The word is "promiscuity."



Why does Stephen Harper risk making the new Conservative Party look like the old Reform Party, with weird declarations about polygamy? It makes perfect sense if you follow the unnamed logic - since gay men are by their very nature promiscuous, doesn't it follow that if you approve of gay marriage, you approve of non-monogamy? Won't we eventually have to acknowledge that choice in law by recognizing relationships that are polyamorous?



Solid logic built on a foundation of a crazy-sounding assumption. So why doesn't the gay community bring this assumption to the surface, so they can dispute it head-on? Well, because the assumption has a kernel of truth, and gay-marriage advocates don't particularly want to talk about it.



I knew about the assumption, but I always thought it was nonsense - like making assumptions about how two billion Asians drive because of the one who cut you off on Deerfoot Trail. Among my friends, gay couples seem as long-term (or not) as the straights among us, and if their relationships are sexually open, they aren't talking about that part to me.
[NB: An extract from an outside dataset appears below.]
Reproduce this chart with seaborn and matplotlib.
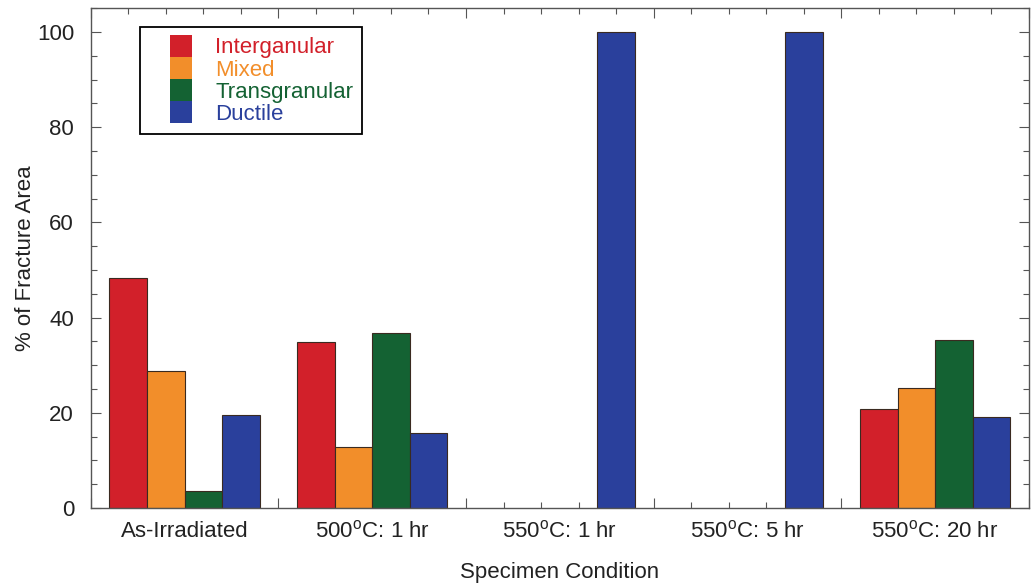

Then I started reading for the post that stood in this place earlier today. I wasn't reading anti-gay tracts, and I wasn't reading clucking disapproval. Here's an excellent example:

Why then do present-day gay men believe that promiscuity is so central to who they are? - the answer is historical and ideological.



...



...Gay Lib and the gay rights movement which emerged in the 1970s were deeply distrustful of authority. In particular, gay men and lesbians had come to hate, with good reason, those who argued for any restrictions on sexual freedom.



...



...instead of following the traditional, hetero, monogamous model, gay men invented a new one, it which it was both our right and our duty to have sex with as many of our fellows as possible.
No wonder some people feel that gay marriage is an attack on old-timey marriage, which relies on sexual and emotional fidelity as a cornerstone of stability. Those are the relationships we prefer to see children raised within... that's the institution people want protected and encouraged as a building-block of our social arrangements.



Marriage or not, civil union or not, no one is asking for my approval of their sexual relationships, either in style or number. However, the more accepted and absorbed a subculture is by the larger culture, the less differentiated the subculture becomes. The Civil Marriage Act marks the beginning of the end of the closeted exclusion which feeds that subculture. True supporters of traditional relationships should become advocates for gay marriage, because there may be no faster way to encourage the alignment of the subcultural mores to those traditional values. At the same time, the radical gay and lesbian movement, the people who want to tear down the rotted institutions and rebuild everything from the ground up, should probably be loudly opposing the Civil Marriage Act.



Funny enough, if this became the actual split point in the debate, I'd still find myself on the side of gay marriage.